▸ **TASK PROMPT**:
From the entries below, list each line with "this".

-- BEGIN EXERCISE INPUTS --

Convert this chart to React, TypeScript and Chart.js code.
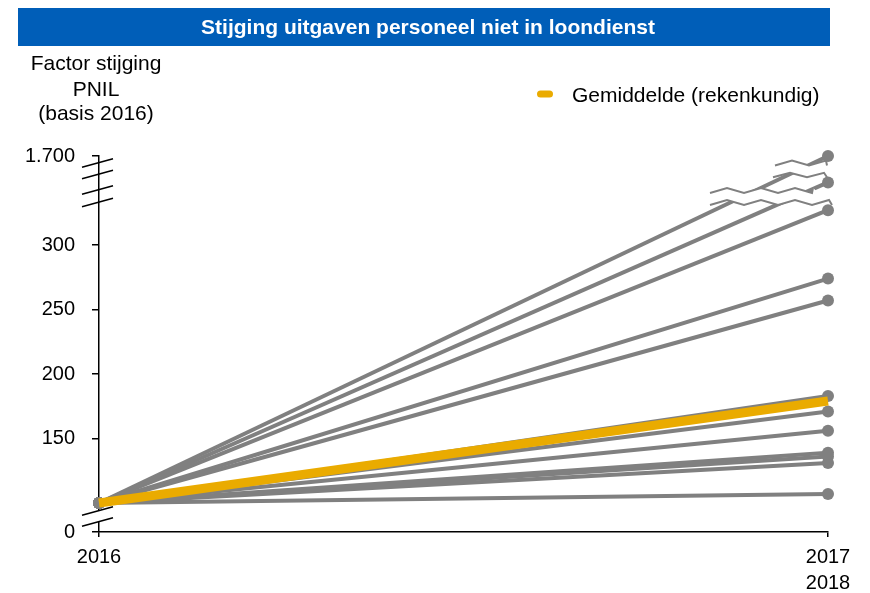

-- END EXERCISE INPUTS --
-- BEGIN EXERCISE INPUTS --

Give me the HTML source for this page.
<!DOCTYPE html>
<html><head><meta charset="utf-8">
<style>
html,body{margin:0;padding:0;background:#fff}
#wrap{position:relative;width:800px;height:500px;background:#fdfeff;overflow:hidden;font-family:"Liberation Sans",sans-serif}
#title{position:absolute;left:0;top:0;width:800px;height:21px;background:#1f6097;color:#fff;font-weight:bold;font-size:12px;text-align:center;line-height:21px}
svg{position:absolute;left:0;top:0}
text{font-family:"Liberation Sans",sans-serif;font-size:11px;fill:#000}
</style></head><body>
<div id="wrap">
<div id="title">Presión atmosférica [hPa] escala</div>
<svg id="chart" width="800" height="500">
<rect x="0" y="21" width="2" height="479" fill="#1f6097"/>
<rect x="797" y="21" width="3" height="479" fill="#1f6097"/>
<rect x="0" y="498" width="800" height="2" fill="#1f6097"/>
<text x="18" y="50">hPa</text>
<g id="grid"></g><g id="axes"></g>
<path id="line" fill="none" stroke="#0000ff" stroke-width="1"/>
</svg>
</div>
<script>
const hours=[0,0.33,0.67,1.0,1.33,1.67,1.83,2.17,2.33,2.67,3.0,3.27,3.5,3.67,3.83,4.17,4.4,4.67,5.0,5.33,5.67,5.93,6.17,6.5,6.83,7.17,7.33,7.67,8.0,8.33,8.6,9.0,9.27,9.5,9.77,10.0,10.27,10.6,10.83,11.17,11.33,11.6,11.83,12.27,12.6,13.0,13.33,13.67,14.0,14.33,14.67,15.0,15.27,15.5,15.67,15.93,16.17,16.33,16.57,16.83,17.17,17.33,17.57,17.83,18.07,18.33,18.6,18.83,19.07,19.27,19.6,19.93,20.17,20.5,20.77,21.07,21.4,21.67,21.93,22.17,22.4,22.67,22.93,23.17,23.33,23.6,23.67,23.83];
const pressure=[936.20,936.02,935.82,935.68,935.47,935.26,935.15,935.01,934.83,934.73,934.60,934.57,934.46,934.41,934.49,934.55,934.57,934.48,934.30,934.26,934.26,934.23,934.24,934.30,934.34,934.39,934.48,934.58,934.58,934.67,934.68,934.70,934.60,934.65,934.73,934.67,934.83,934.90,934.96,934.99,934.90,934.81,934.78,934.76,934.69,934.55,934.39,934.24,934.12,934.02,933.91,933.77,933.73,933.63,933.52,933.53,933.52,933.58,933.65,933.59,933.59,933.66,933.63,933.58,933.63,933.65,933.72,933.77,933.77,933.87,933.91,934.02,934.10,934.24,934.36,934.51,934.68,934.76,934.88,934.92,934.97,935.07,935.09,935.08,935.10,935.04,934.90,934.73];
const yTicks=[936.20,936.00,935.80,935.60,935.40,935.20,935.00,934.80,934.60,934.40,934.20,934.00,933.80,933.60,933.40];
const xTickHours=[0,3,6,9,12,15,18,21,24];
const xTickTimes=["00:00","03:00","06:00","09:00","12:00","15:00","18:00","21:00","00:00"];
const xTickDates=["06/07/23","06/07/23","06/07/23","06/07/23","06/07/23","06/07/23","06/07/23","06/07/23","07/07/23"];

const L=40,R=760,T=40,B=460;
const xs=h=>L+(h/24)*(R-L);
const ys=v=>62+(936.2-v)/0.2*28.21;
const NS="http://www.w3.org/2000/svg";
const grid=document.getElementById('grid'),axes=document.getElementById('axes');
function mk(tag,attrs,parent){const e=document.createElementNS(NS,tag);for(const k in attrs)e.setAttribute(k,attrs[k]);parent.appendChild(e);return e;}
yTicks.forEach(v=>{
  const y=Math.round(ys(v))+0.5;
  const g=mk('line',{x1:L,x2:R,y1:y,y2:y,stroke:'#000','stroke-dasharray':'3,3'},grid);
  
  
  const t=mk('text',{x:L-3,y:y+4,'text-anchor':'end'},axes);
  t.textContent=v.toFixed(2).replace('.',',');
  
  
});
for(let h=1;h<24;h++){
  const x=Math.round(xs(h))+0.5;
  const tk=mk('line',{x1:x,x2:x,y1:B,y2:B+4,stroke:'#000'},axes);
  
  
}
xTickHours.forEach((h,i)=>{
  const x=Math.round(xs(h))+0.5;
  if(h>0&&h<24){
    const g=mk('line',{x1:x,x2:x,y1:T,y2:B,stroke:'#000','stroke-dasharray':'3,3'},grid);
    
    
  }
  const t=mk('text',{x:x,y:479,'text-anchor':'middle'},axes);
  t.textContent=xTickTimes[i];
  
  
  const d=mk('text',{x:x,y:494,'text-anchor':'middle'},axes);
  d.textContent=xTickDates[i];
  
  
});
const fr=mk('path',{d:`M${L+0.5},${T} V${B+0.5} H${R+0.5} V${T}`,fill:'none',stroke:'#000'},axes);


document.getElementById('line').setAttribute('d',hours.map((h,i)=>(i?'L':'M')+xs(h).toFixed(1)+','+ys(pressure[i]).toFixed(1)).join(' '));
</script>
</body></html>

-- END EXERCISE INPUTS --
-- BEGIN EXERCISE INPUTS --

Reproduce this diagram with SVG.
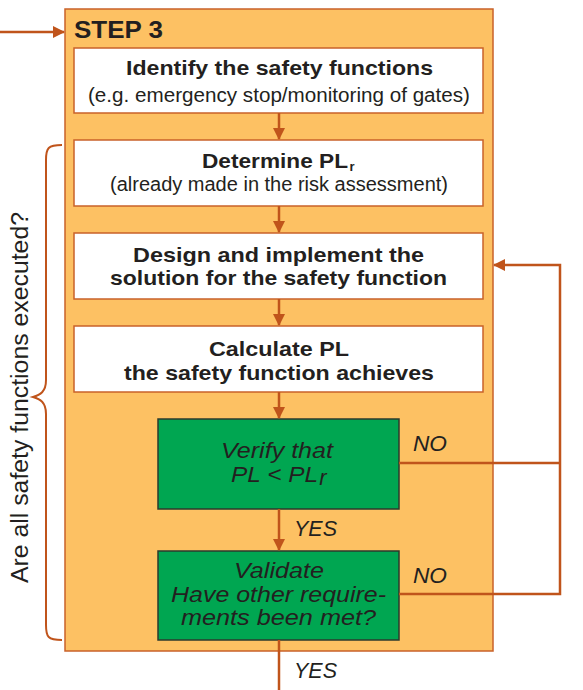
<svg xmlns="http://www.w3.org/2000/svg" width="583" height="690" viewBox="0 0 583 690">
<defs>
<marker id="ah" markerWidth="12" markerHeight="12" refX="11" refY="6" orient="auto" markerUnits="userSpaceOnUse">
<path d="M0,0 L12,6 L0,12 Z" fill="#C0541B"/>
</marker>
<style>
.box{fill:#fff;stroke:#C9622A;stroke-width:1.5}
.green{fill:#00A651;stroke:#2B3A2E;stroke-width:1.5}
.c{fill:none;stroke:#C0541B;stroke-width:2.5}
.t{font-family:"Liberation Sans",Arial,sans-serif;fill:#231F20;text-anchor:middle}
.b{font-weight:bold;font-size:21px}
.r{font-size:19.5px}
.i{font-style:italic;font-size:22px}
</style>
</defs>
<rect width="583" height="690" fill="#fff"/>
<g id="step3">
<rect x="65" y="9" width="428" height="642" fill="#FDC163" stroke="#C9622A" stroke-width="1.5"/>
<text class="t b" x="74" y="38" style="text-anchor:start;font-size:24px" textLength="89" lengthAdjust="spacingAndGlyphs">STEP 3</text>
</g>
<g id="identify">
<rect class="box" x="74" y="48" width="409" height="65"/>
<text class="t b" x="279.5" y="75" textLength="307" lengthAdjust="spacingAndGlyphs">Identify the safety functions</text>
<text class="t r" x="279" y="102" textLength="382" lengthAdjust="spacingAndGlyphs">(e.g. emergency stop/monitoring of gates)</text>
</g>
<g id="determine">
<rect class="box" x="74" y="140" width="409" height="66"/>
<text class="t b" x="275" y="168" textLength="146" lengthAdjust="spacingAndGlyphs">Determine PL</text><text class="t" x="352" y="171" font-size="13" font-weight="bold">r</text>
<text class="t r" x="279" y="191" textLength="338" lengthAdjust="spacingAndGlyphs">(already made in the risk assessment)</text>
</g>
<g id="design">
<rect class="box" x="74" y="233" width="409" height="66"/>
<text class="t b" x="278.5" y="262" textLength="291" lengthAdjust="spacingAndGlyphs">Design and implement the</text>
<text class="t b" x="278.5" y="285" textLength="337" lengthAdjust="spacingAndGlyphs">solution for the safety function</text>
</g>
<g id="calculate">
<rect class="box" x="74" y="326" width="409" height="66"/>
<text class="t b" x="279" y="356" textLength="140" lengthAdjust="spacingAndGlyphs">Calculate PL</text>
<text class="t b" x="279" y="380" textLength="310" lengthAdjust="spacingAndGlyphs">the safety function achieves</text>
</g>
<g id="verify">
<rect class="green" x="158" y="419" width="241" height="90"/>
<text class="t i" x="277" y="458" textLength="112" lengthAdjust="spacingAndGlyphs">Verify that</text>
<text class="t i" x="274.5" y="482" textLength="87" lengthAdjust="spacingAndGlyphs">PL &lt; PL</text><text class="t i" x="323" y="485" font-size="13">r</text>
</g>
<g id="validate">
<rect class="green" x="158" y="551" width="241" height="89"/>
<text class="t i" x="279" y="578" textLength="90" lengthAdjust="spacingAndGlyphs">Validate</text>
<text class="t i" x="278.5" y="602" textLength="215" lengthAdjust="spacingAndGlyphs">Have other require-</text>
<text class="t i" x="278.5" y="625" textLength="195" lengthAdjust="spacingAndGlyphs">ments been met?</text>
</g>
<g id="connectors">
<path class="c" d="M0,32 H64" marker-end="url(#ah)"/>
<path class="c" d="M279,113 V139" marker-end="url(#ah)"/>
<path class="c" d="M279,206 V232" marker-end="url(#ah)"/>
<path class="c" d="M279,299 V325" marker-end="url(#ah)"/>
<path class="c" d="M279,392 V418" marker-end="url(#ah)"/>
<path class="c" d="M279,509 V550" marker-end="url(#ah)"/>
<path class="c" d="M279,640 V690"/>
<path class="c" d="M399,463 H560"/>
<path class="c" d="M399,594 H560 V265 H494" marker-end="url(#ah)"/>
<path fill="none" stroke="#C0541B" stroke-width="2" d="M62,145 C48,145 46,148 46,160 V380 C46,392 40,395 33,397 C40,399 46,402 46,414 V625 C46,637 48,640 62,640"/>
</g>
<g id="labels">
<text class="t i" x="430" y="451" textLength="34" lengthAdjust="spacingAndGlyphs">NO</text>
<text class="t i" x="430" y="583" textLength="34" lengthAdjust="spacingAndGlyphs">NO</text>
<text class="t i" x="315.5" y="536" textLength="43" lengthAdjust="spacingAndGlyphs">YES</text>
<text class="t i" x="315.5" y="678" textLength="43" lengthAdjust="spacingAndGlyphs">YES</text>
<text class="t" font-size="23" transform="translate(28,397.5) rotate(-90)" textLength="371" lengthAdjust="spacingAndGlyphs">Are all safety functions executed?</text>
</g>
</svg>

-- END EXERCISE INPUTS --

▸ **REPLY**:
Convert this chart to React, TypeScript and Chart.js code.
Give me the HTML source for this page.
Reproduce this diagram with SVG.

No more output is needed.